Survival comes before being right
The first job of any serious market participant is not to make money — it is to avoid catastrophic loss. The mathematics are unforgiving: a 50% loss requires a 100% gain just to break even, and a 90% loss requires a tenfold return. This asymmetry is why experienced traders treat capital preservation as the foundation of everything else. Good risk management isn’t about predicting the future; it’s about making sure that being wrong — which happens to everyone — never ends the game. In a market that can move 10% or 20% in a single day, that mindset is not optional.
Position sizing: the quiet core of the discipline
If risk management has one most important habit, it is position sizing — deciding how much of your capital to put behind any single idea. The professional approach is to define, in advance, the maximum you are willing to lose on one position, commonly one to two percent of your account, and then let that figure determine the size of the trade. It is a subtle inversion of how beginners think: instead of asking “how much could I make,” you start with “how much can I afford to lose.” Tools such as a position size calculator make this straightforward, translating your risk tolerance and stop distance into a precise position size. Done consistently, it ensures no single mistake can do lasting damage.

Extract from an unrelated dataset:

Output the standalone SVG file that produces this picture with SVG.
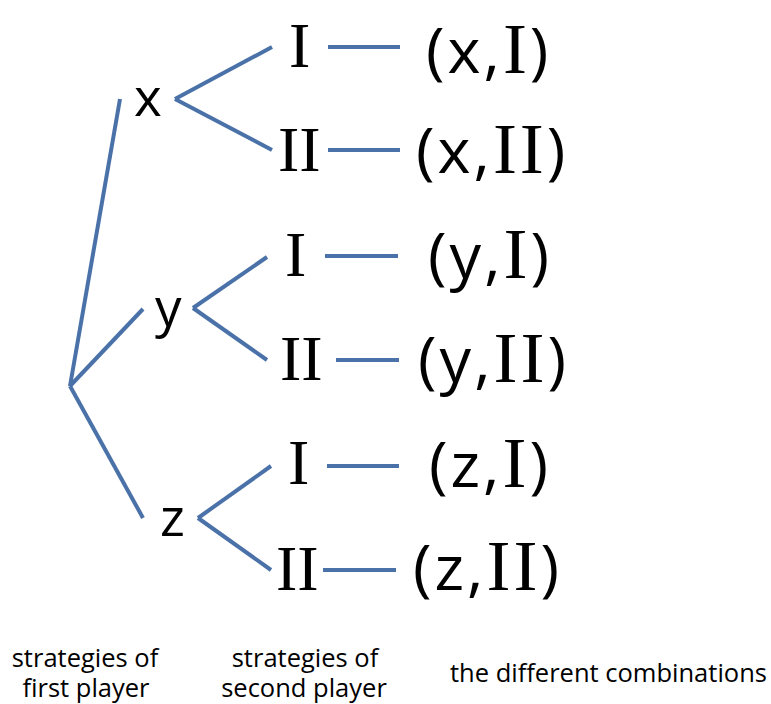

Define your downside before you enter
Alongside sizing, disciplined traders decide their exit before they enter. A predefined stop-loss caps a loss at a level you chose calmly, rather than one forced on you in a panic. This matters even more when leverage is involved: borrowing to amplify a position amplifies the losses just as fast, and can turn ordinary volatility into a threat to your entire stake. Whatever the instrument, knowing your worst-case outcome in advance is what separates calculated risk from gambling.
The lessons travel well beyond crypto
Strip away the jargon and these principles describe sound financial management anywhere. Don’t concentrate everything in one bet. Keep reserves for when conditions turn. Size your exposure to what you can afford to lose, not to what you hope to gain. And treat emotional discipline — resisting the urge to chase gains or to freeze in a downturn — as a skill worth practising. Crypto simply teaches these lessons faster, and more painfully, than most markets, because its swings leave so little room for error. For any business owner or investor weighing an uncertain opportunity, the first question worth asking is not how much there is to win, but how much there is to lose — and whether the balance sheet could withstand it.
Volatility isn’t going away, in crypto or anywhere else. But it is survivable, and even useful, for those who put risk first. The market participants who endure are not the ones who never lose; they are the ones who make sure a loss is never fatal. That is a lesson worth borrowing, whatever you invest in.
Disclaimer: This article is for informational purposes only and does not constitute financial advice. All investing and trading carries risk, including the loss of capital; always do your own research.